= Set problem =
In your copy, include every line of the listing below exactly but none of the pictures.

+ + + +

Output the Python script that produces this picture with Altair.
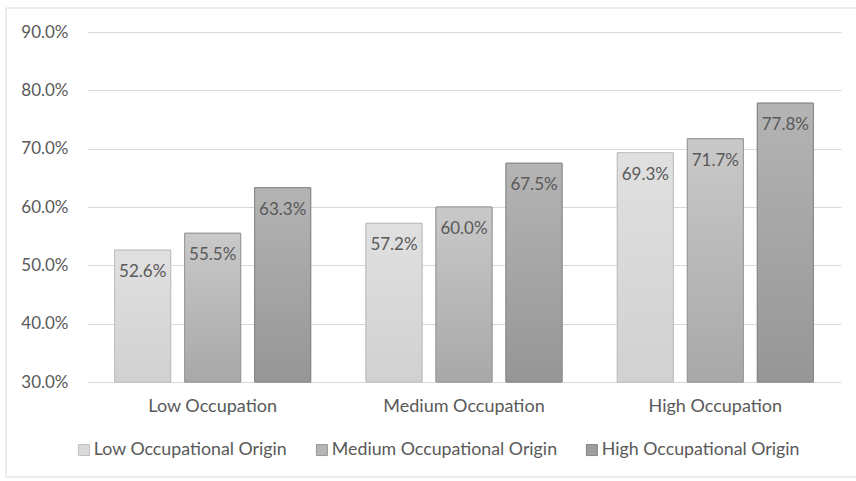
import altair as alt
import pandas as pd

# Share of respondents by occupation group and occupational origin
occupations = ["Low Occupation", "Medium Occupation", "High Occupation"]
origins = ["Low Occupational Origin", "Medium Occupational Origin", "High Occupational Origin"]
low_origin = [0.526, 0.572, 0.693]
medium_origin = [0.555, 0.600, 0.717]
high_origin = [0.633, 0.675, 0.778]
y_ticks = [0.3, 0.4, 0.5, 0.6, 0.7, 0.8, 0.9]

series = [low_origin, medium_origin, high_origin]
rows = []
for origin, values in zip(origins, series):
    for occ, v in zip(occupations, values):
        rows.append({"occupation": occ, "origin": origin, "share": v})
df = pd.DataFrame(rows)

FONT = "Lato"
TEXT_COLOR = "#595959"

# flat colours used by the legend, gradient fills used by the bars
legend_fill = ["#dadada", "#b5b5b5", "#9d9d9d"]
legend_stroke = ["#bdbdbd", "#979797", "#858585"]
bar_gradients = [
    ("#e0e0e0", "#d1d1d1", "#bfbfbf"),
    ("#c9c9c9", "#a8a8a8", "#999999"),
    ("#b4b4b4", "#969696", "#878787"),
]

x_enc = alt.X(
    "occupation:N",
    sort=occupations,
    title=None,
    scale=alt.Scale(paddingInner=0, paddingOuter=0),
    axis=alt.Axis(labelAngle=0, domain=False, ticks=False, labelPadding=15,
                  labelFontSize=18, labelFont=FONT, labelColor=TEXT_COLOR),
)
xoff_enc = alt.XOffset(
    "origin:N",
    sort=origins,
    scale=alt.Scale(domain=origins, paddingInner=0.2, paddingOuter=0.395),
)
y_enc = alt.Y(
    "share:Q",
    title=None,
    scale=alt.Scale(domain=[0.3, 0.9], zero=False, nice=False),
    axis=alt.Axis(values=y_ticks, format=".1%", domain=False, ticks=False,
                  labelPadding=19, labelFontSize=17, labelFont=FONT,
                  labelColor=TEXT_COLOR, gridColor="#d9d9d9", gridWidth=1),
)

base = alt.Chart(df)

# plain bars carrying the colour legend
legend_bars = base.mark_bar().encode(
    x=x_enc,
    xOffset=xoff_enc,
    y=y_enc,
    y2=alt.datum(0.3),
    color=alt.Color("origin:N", sort=origins, title=None,
                    scale=alt.Scale(domain=origins, range=legend_fill)),
    stroke=alt.Stroke("origin:N", sort=origins, title=None,
                      scale=alt.Scale(domain=origins, range=legend_stroke)),
)

# gradient-filled bars drawn over them, one layer per origin
gradient_layers = []
for origin, (top, bottom, edge) in zip(origins, bar_gradients):
    gradient_layers.append(
        base.transform_filter(alt.datum.origin == origin).mark_bar(
            fill=alt.Gradient(
                gradient="linear",
                stops=[alt.GradientStop(color=top, offset=0),
                       alt.GradientStop(color=bottom, offset=1)],
                x1=0, x2=0, y1=0, y2=1,
            ),
            stroke=edge,
            strokeWidth=1,
        ).encode(x=x_enc, xOffset=xoff_enc, y=y_enc, y2=alt.datum(0.3))
    )

labels = base.mark_text(
    dy=22, baseline="middle", align="center",
    font=FONT, fontSize=17, color=TEXT_COLOR,
).encode(
    x=x_enc,
    xOffset=xoff_enc,
    y=y_enc,
    text=alt.Text("share:Q", format=".1%"),
)

# light frame around the whole figure
frame_df = pd.DataFrame({"k": [0]})
frame_left = alt.Chart(frame_df).mark_rule(color="#d9d9d9", strokeWidth=1).encode(
    x=alt.value(-81), y=alt.value(-24), y2=alt.value(445))
frame_top = alt.Chart(frame_df).mark_rule(color="#d9d9d9", strokeWidth=1).encode(
    x=alt.value(-81), x2=alt.value(800), y=alt.value(-24))
frame_bottom = alt.Chart(frame_df).mark_rule(color="#d9d9d9", strokeWidth=1).encode(
    x=alt.value(-81), x2=alt.value(800), y=alt.value(445))

chart = alt.layer(
    legend_bars, *gradient_layers, labels, frame_left, frame_top, frame_bottom
).properties(
    width=754,
    height=350,
    autosize=alt.AutoSizeParams(type="none"),
    padding={"left": 87, "top": 32, "right": 15, "bottom": 99},
    background="white",
).configure_view(
    stroke=None
).configure_legend(
    orient="none",
    legendX=-12,
    legendY=409,
    direction="horizontal",
    columns=3,
    symbolType="square",
    symbolSize=121,
    symbolStrokeWidth=1,
    labelFont=FONT,
    labelFontSize=17.8,
    labelColor=TEXT_COLOR,
    labelOffset=1,
    labelLimit=0,
    columnPadding=25,
    padding=0,
)

chart.save("out.html", embed_options={"renderer": "svg", "actions": False})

+ + + +

= Result for this exercise =
Output the Python script that produces this picture with Altair.
import altair as alt
import pandas as pd

# Share of respondents by occupation group and occupational origin
occupations = ["Low Occupation", "Medium Occupation", "High Occupation"]
origins = ["Low Occupational Origin", "Medium Occupational Origin", "High Occupational Origin"]
low_origin = [0.526, 0.572, 0.693]
medium_origin = [0.555, 0.600, 0.717]
high_origin = [0.633, 0.675, 0.778]
y_ticks = [0.3, 0.4, 0.5, 0.6, 0.7, 0.8, 0.9]

series = [low_origin, medium_origin, high_origin]
rows = []
for origin, values in zip(origins, series):
    for occ, v in zip(occupations, values):
        rows.append({"occupation": occ, "origin": origin, "share": v})
df = pd.DataFrame(rows)

FONT = "Lato"
TEXT_COLOR = "#595959"

# flat colours used by the legend, gradient fills used by the bars
legend_fill = ["#dadada", "#b5b5b5", "#9d9d9d"]
legend_stroke = ["#bdbdbd", "#979797", "#858585"]
bar_gradients = [
    ("#e0e0e0", "#d1d1d1", "#bfbfbf"),
    ("#c9c9c9", "#a8a8a8", "#999999"),
    ("#b4b4b4", "#969696", "#878787"),
]

x_enc = alt.X(
    "occupation:N",
    sort=occupations,
    title=None,
    scale=alt.Scale(paddingInner=0, paddingOuter=0),
    axis=alt.Axis(labelAngle=0, domain=False, ticks=False, labelPadding=15,
                  labelFontSize=18, labelFont=FONT, labelColor=TEXT_COLOR),
)
xoff_enc = alt.XOffset(
    "origin:N",
    sort=origins,
    scale=alt.Scale(domain=origins, paddingInner=0.2, paddingOuter=0.395),
)
y_enc = alt.Y(
    "share:Q",
    title=None,
    scale=alt.Scale(domain=[0.3, 0.9], zero=False, nice=False),
    axis=alt.Axis(values=y_ticks, format=".1%", domain=False, ticks=False,
                  labelPadding=19, labelFontSize=17, labelFont=FONT,
                  labelColor=TEXT_COLOR, gridColor="#d9d9d9", gridWidth=1),
)

base = alt.Chart(df)

# plain bars carrying the colour legend
legend_bars = base.mark_bar().encode(
    x=x_enc,
    xOffset=xoff_enc,
    y=y_enc,
    y2=alt.datum(0.3),
    color=alt.Color("origin:N", sort=origins, title=None,
                    scale=alt.Scale(domain=origins, range=legend_fill)),
    stroke=alt.Stroke("origin:N", sort=origins, title=None,
                      scale=alt.Scale(domain=origins, range=legend_stroke)),
)

# gradient-filled bars drawn over them, one layer per origin
gradient_layers = []
for origin, (top, bottom, edge) in zip(origins, bar_gradients):
    gradient_layers.append(
        base.transform_filter(alt.datum.origin == origin).mark_bar(
            fill=alt.Gradient(
                gradient="linear",
                stops=[alt.GradientStop(color=top, offset=0),
                       alt.GradientStop(color=bottom, offset=1)],
                x1=0, x2=0, y1=0, y2=1,
            ),
            stroke=edge,
            strokeWidth=1,
        ).encode(x=x_enc, xOffset=xoff_enc, y=y_enc, y2=alt.datum(0.3))
    )

labels = base.mark_text(
    dy=22, baseline="middle", align="center",
    font=FONT, fontSize=17, color=TEXT_COLOR,
).encode(
    x=x_enc,
    xOffset=xoff_enc,
    y=y_enc,
    text=alt.Text("share:Q", format=".1%"),
)

# light frame around the whole figure
frame_df = pd.DataFrame({"k": [0]})
frame_left = alt.Chart(frame_df).mark_rule(color="#d9d9d9", strokeWidth=1).encode(
    x=alt.value(-81), y=alt.value(-24), y2=alt.value(445))
frame_top = alt.Chart(frame_df).mark_rule(color="#d9d9d9", strokeWidth=1).encode(
    x=alt.value(-81), x2=alt.value(800), y=alt.value(-24))
frame_bottom = alt.Chart(frame_df).mark_rule(color="#d9d9d9", strokeWidth=1).encode(
    x=alt.value(-81), x2=alt.value(800), y=alt.value(445))

chart = alt.layer(
    legend_bars, *gradient_layers, labels, frame_left, frame_top, frame_bottom
).properties(
    width=754,
    height=350,
    autosize=alt.AutoSizeParams(type="none"),
    padding={"left": 87, "top": 32, "right": 15, "bottom": 99},
    background="white",
).configure_view(
    stroke=None
).configure_legend(
    orient="none",
    legendX=-12,
    legendY=409,
    direction="horizontal",
    columns=3,
    symbolType="square",
    symbolSize=121,
    symbolStrokeWidth=1,
    labelFont=FONT,
    labelFontSize=17.8,
    labelColor=TEXT_COLOR,
    labelOffset=1,
    labelLimit=0,
    columnPadding=25,
    padding=0,
)

chart.save("out.html", embed_options={"renderer": "svg", "actions": False})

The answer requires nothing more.